If not, that is an absurd way of doing things lol.

I’m sure there’s some reason for it, but I really cannot see the sense in it.

I might be mistaken, but isn’t it the case that currently, when you double-click on a part of a Drum Track, the Key Editor (usually the default editor) opens and not the Drum Editor, which would actually make sense?
Moreover, you can’t assign a Drum Map to a Drum Track to achieve this behaviour, like in a MIDI or Instrument Track. :thinking:

Ya, if you double click or create an event in the timeline in any way, it default creates a key editor, unless you have ‘pattern event’ selected in the inspector. But, the issue is that you cannot have a Drum Map on the Drum Track lol which….seems insane.

So the only way to do it is to make a second midi track (Just a midi routing track, not an instrument track) and route it to the drum track.

And even then, it’s not like it extracts the names of the samples or drums used on each midi note, so you have to basically open this huge spreadsheet and manually type in every drum piece.

It’s wild.

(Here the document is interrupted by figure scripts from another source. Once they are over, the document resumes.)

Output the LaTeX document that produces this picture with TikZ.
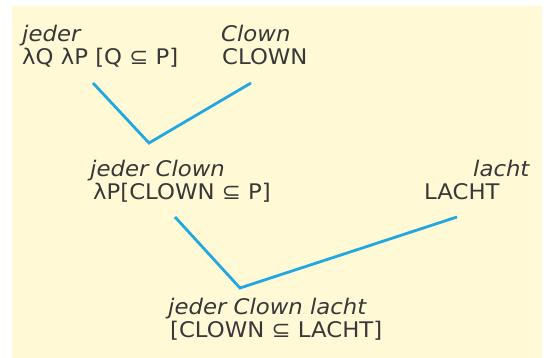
\documentclass[tikz,border=0pt]{standalone}
\usepackage{fontspec}
\setmainfont{DejaVu Sans}[FakeStretch=1.06]
\definecolor{bgyellow}{HTML}{FFF9D6}
\definecolor{lineblue}{HTML}{22A8E0}
\definecolor{txtgray}{HTML}{383838}
\begin{document}
\begin{tikzpicture}[x=1pt,y=-1pt,
  lbl/.style={inner sep=0pt, anchor=base west, text=txtgray, font=\fontsize{21.5}{23}\selectfont},
  lblit/.style={lbl, font=\fontsize{21.5}{23}\selectfont\itshape},
  branch/.style={draw=lineblue, line width=2.8pt}]
\useasboundingbox (0,0) rectangle (547,358);
\fill[bgyellow] (12,6) rectangle (542,358);
% labels
\node[lblit] (j1) at (22,42) {jeder};
\node[lbl]   (j2) at (22,65) {λQ λP [Q ⊆ P]};
\node[lblit] (c1) at (221,42) {Clown};
\node[lbl]   (c2) at (222,65) {CLOWN};
\node[lblit] (jc1) at (90,177) {jeder Clown};
\node[lbl]   (jc2) at (93,200) {λP[CLOWN ⊆ P]};
\node[lblit] (l1) at (473,177) {lacht};
\node[lbl]   (l2) at (424,200) {LACHT};
\node[lblit] (s1) at (168,315) {jeder Clown lacht};
\node[lbl]   (s2) at (170,338) {[CLOWN ⊆ LACHT]};
% branch points
\coordinate (a1) at (93,83);
\coordinate (v1) at (149,143);
\coordinate (b1) at (251,83);
\coordinate (a2) at (175,217);
\coordinate (v2) at (240,288);
\coordinate (b2) at (457,217);
\draw[branch] (a1) -- (v1) -- (b1);
\draw[branch] (a2) -- (v2) -- (b2);
\end{tikzpicture}
\end{document}
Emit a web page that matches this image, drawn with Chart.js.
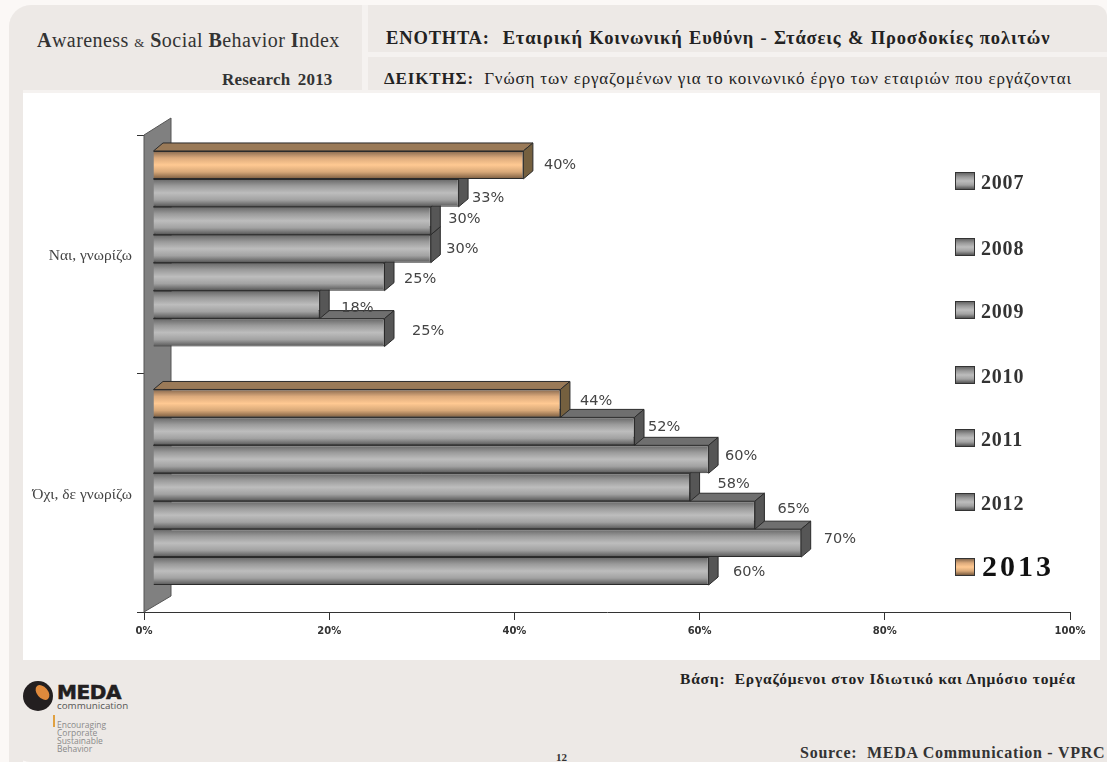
<!DOCTYPE html>
<html lang="el">
<head>
<meta charset="utf-8">
<title>Awareness & Social Behavior Index</title>
<script src="https://cdn.jsdelivr.net/npm/chart.js@4"></script>
<style>
  html, body { margin: 0; padding: 0; background: #fbf8f6; }
  #page { position: relative; width: 1107px; height: 762px; overflow: hidden; font-family: "Liberation Serif", serif; color: #222; }
  .panel { position: absolute; background: #ede9e6; }
  .txt { position: absolute; white-space: nowrap; line-height: 1; }
  canvas { position: absolute; left: 0; top: 0; }
  .swatch { position: absolute; left: 955px; width: 20px; height: 18px; border: 1px solid #333; box-sizing: border-box; }
  .logo { position: absolute; left: 23px; top: 681px; width: 30px; height: 30px; border-radius: 50%; background: #231f20; overflow: hidden; }
  .logo i { position: absolute; left: 14px; top: 3px; width: 11px; height: 17px; border-radius: 50%; background: #e08a3c; transform: rotate(-40deg); }
</style>
</head>
<body>
<div id="page">
  <div class="panel" style="left:9px;top:5px;width:1098px;height:757px;border-radius:22px 12px 0 22px;background:#f5f2f0"></div>
  <div class="panel" style="left:9px;top:5px;width:353px;height:85px;border-top-left-radius:22px"></div>
  <div class="panel" style="left:368px;top:5px;width:739px;height:47px;border-top-right-radius:12px"></div>
  <div class="panel" style="left:368px;top:57px;width:739px;height:33px"></div>
  <div class="panel" style="left:9px;top:90px;width:14px;height:672px"></div>
  <div class="panel" style="left:1100px;top:90px;width:7px;height:672px"></div>
  <div class="panel" style="left:9px;top:660px;width:1098px;height:102px;border-bottom-left-radius:22px"></div>
  <div class="panel" style="left:23px;top:93px;width:1077px;height:567px;background:#fff"></div>

  <div class="txt" style="left:37px;top:30px;font-size:20px;letter-spacing:.45px;color:#333"><b>A</b>wareness <span style="font-size:13px">&amp;</span> <b>S</b>ocial <b>B</b>ehavior <b>I</b>ndex</div>
  <div class="txt" style="left:222px;top:71px;font-size:17px;font-weight:bold;color:#333;word-spacing:3px;letter-spacing:.2px">Research 2013</div>
  <div class="txt" style="left:386px;top:29px;font-size:18.5px;font-weight:bold;letter-spacing:.85px;color:#222;word-spacing:1px">ΕΝΟΤΗΤΑ:&nbsp; Εταιρική Κοινωνική Ευθύνη - Στάσεις &amp; Προσδοκίες πολιτών</div>
  <div class="txt" style="left:384px;top:70px;font-size:17px;color:#222;letter-spacing:.85px"><b>ΔΕΙΚΤΗΣ:</b>&nbsp; Γνώση των εργαζομένων για το κοινωνικό έργο των εταιριών που εργάζονται</div>

  <div class="logo"><i></i></div>
  <div class="txt" style="left:57px;top:682px;font-family:'DejaVu Sans',sans-serif;font-size:20px;font-weight:bold;color:#231f20;letter-spacing:-.4px;-webkit-text-stroke:.6px #231f20">MEDA</div>
  <div class="txt" style="left:57px;top:701px;font-family:'Open Sans',sans-serif;font-size:9.8px;color:#555">communication</div>
  <div style="position:absolute;left:53px;top:715px;width:2px;height:12px;background:#e0a040"></div>
  <div class="txt" style="left:57px;top:721px;font-family:'Open Sans',sans-serif;font-size:8.5px;line-height:8px;color:#8a8a8a;white-space:pre-line">Encouraging
Corporate
Sustainable
Behavior</div>

  <div class="txt" style="left:680px;top:671px;font-size:15.5px;font-weight:bold;letter-spacing:.8px">Βάση:&nbsp; Εργαζόμενοι στον Ιδιωτικό και Δημόσιο τομέα</div>
  <div class="txt" style="left:800px;top:745px;font-size:16px;font-weight:bold;letter-spacing:.75px;color:#333">Source:&nbsp; MEDA Communication - VPRC</div>
  <div class="txt" style="left:556px;top:752px;font-size:11px;font-weight:bold;color:#333">12</div>

  <canvas id="chart" width="1107" height="762"></canvas>
  <div id="legend"></div>
</div>

<script>
const categories = ['Ναι, γνωρίζω', 'Όχι, δε γνωρίζω'];
const years = ['2007', '2008', '2009', '2010', '2011', '2012', '2013'];
const yesValues = [25, 18, 25, 30, 30, 33, 40];
const noValues = [60, 70, 65, 58, 60, 52, 44];
const xTicks = [0, 20, 40, 60, 80, 100];

// labels were placed by hand in the original, so they don't sit at a fixed gap
const NUDGE_X = [[18, 15], [12, 13], [10, 13], [6, 18], [8, 7], [4, 4], [11, 10]];
const NUDGE_Y = [[-1, 1], [4, -4], [3, -6], [0, -3], [-2, -3], [5, -4], [0, -2]];

const LEGEND_Y = [180, 246, 309, 374, 437, 501, 566];

const DEPTH_X = 9.5;
const DEPTH_Y = 8;
const SHIFT_X = 9;
const SHIFT_Y = -5.5;

const GREY = { stops: ['#666', '#9a9a9a', '#bdbdbd', '#a2a2a2', '#555'], top: '#6f6f6f', side: '#565656' };
const ORANGE = { stops: ['#86684e', '#dcaa7c', '#ffc992', '#d8a878', '#7a5c40'], top: '#9a7a58', side: '#75603f' };
const palette = (i) => (years[i] === '2013' ? ORANGE : GREY);

function faceGradient(ctx, top, bottom, stops) {
  const g = ctx.createLinearGradient(0, top, 0, bottom);
  stops.forEach((c, i) => g.addColorStop(i / (stops.length - 1), c));
  return g;
}

const bars3d = {
  id: 'bars3d',
  afterDatasetsUpdate(chart) {
    // every bar gets its own vertical gradient, once the scales have placed it
    chart.data.datasets.forEach((ds, di) => {
      chart.getDatasetMeta(di).data.forEach((el) => {
        const top = el.y - el.height / 2;
        el.options = Object.assign({}, el.options, {
          backgroundColor: faceGradient(chart.ctx, top, top + el.height, palette(years.length - 1 - di).stops),
        });
      });
    });
  },
  beforeDatasetsDraw(chart) {
    const { ctx, chartArea: a } = chart;
    // side wall behind the bars
    ctx.save();
    ctx.fillStyle = '#808080';
    ctx.strokeStyle = '#555';
    ctx.beginPath();
    ctx.moveTo(a.left, a.top);
    ctx.lineTo(a.left + 27, a.top - 17);
    ctx.lineTo(a.left + 27, a.bottom - 16);
    ctx.lineTo(a.left, a.bottom);
    ctx.closePath();
    ctx.fill();
    ctx.stroke();
    ctx.translate(SHIFT_X, SHIFT_Y);
    // bottom bar first, each bar's front then covers the top face of the one below
    for (let di = chart.data.datasets.length - 1; di >= 0; di--) {
      const p = palette(years.length - 1 - di);
      chart.getDatasetMeta(di).data.forEach((el) => {
        const top = el.y - el.height / 2;
        const bottom = el.y + el.height / 2;
        ctx.strokeStyle = '#2b2b2b';
        ctx.lineWidth = 1;
        ctx.fillStyle = p.top;
        ctx.beginPath();
        ctx.moveTo(el.base, top);
        ctx.lineTo(el.base + DEPTH_X, top - DEPTH_Y);
        ctx.lineTo(el.x + DEPTH_X, top - DEPTH_Y);
        ctx.lineTo(el.x, top);
        ctx.closePath();
        ctx.fill();
        ctx.stroke();
        ctx.fillStyle = p.side;
        ctx.beginPath();
        ctx.moveTo(el.x, top);
        ctx.lineTo(el.x + DEPTH_X, top - DEPTH_Y);
        ctx.lineTo(el.x + DEPTH_X, bottom - DEPTH_Y);
        ctx.lineTo(el.x, bottom);
        ctx.closePath();
        ctx.fill();
        ctx.stroke();
      });
    }
  },
  afterDatasetsDraw(chart) {
    const { ctx } = chart;
    ctx.restore();
    ctx.save();
    ctx.font = '14.5px "DejaVu Sans"';
    ctx.fillStyle = '#444';
    ctx.textBaseline = 'middle';
    chart.data.datasets.forEach((ds, di) => {
      const yi = years.length - 1 - di;
      chart.getDatasetMeta(di).data.forEach((el, ci) => {
        const x = el.x + SHIFT_X + DEPTH_X + NUDGE_X[yi][ci];
        const y = el.y + SHIFT_Y + NUDGE_Y[yi][ci];
        ctx.fillText(ds.data[ci] + '%', x, y);
      });
    });
    ctx.restore();
  },
};

// 2013 goes first so that it ends up on top inside each group
const datasets = years.map((year, i) => ({
  label: year,
  data: [yesValues[i], noValues[i]],
  backgroundColor: palette(i).stops[2],
  borderColor: '#2b2b2b',
  borderWidth: 1,
  clip: false,
})).reverse();

new Chart(document.getElementById('chart'), {
  type: 'bar',
  data: { labels: categories, datasets },
  plugins: [bars3d],
  options: {
    indexAxis: 'y',
    responsive: false,
    animation: false,
    categoryPercentage: 0.82,
    barPercentage: 1,
    layout: { padding: { top: 135, right: 37, left: 0, bottom: 0 } },
    plugins: { legend: { display: false }, tooltip: { enabled: false } },
    scales: {
      x: {
        min: xTicks[0],
        max: xTicks[xTicks.length - 1],
        afterFit: (s) => { s.height = 150; },
        afterBuildTicks: (s) => { s.ticks = xTicks.map((value) => ({ value })); },
        grid: { drawOnChartArea: false, tickLength: 8, color: '#333' },
        border: { color: '#333' },
        ticks: {
          padding: 5,
          maxRotation: 0,
          color: '#333',
          font: { family: 'DejaVu Sans', size: 10, weight: 'bold' },
          callback: (v) => v + '%',
        },
      },
      y: {
        afterFit: (s) => { s.width = 144; },
        grid: { drawOnChartArea: false, tickLength: 7, color: '#333' },
        border: { display: false },
        ticks: { padding: 5, labelOffset: 2, color: '#444', font: { family: 'Liberation Serif', size: 15.5 } },
      },
    },
  },
});

const legend = document.getElementById('legend');
years.forEach((year, i) => {
  const big = year === '2013';
  const p = palette(i);
  const sw = document.createElement('div');
  sw.className = 'swatch';
  sw.style.top = LEGEND_Y[i] - 8 + 'px';
  sw.style.background = 'linear-gradient(' + p.stops.join(',') + ')';
  legend.appendChild(sw);
  const t = document.createElement('div');
  t.className = 'txt';
  t.textContent = year;
  t.style.cssText += big
    ? 'left:982px;font-size:30px;letter-spacing:3px;font-weight:bold;color:#111;'
    : 'left:981px;font-size:20px;letter-spacing:.8px;font-weight:bold;color:#333;';
  t.style.top = LEGEND_Y[i] - (big ? 15 : 8) + 'px';
  legend.appendChild(t);
});
</script>
</body>
</html>
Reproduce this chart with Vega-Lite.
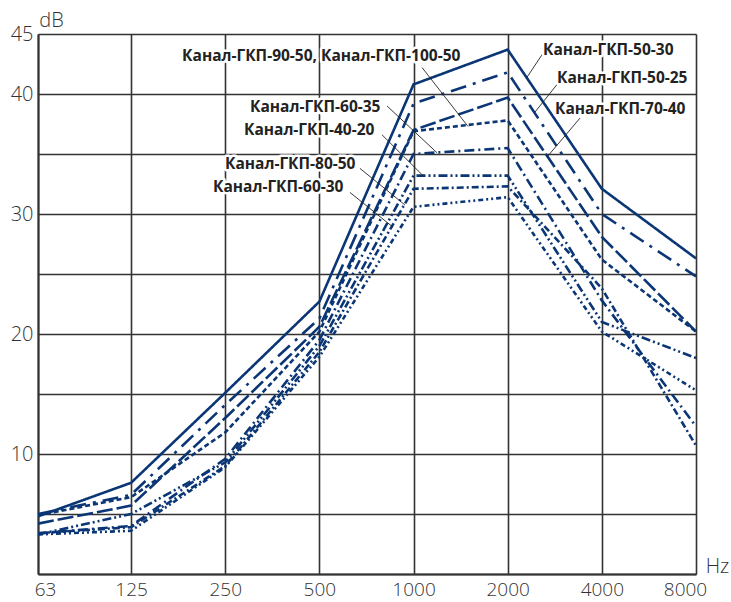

It feels like 2005 in here sometimes lol

I’m pretty sure there weren’t any such glitches in Cubase SX 3.1 :laughing:


I’m increasingly getting the unsettling feeling that not a single person at Steinberg has actually spent a single minute really working with Cubase. All the flaws only come to light after the release of the version, through feedback from paying customers. How else could such a multitude of hair-raising errors, such as those in MIDI remote control, color settings, hub problems, and many other shortcomings like these, remain undetected in the “final product”?

Or am I simply too conservative and think that by buying a product I have a right to its guaranteed functioning? :person_shrugging:

Shortcut: you don’t need to switch this in the Inspector. If you hold down the Ctrl/Cmd key when creating a part it will always be the opposite of the setting in the Inspector.

That’s most probably not true. The flaws that came to light before the release also might have been addressed before the release and thus you’ll never get to see them.
Nevertheless, I also would wish for less bugs in Cubase.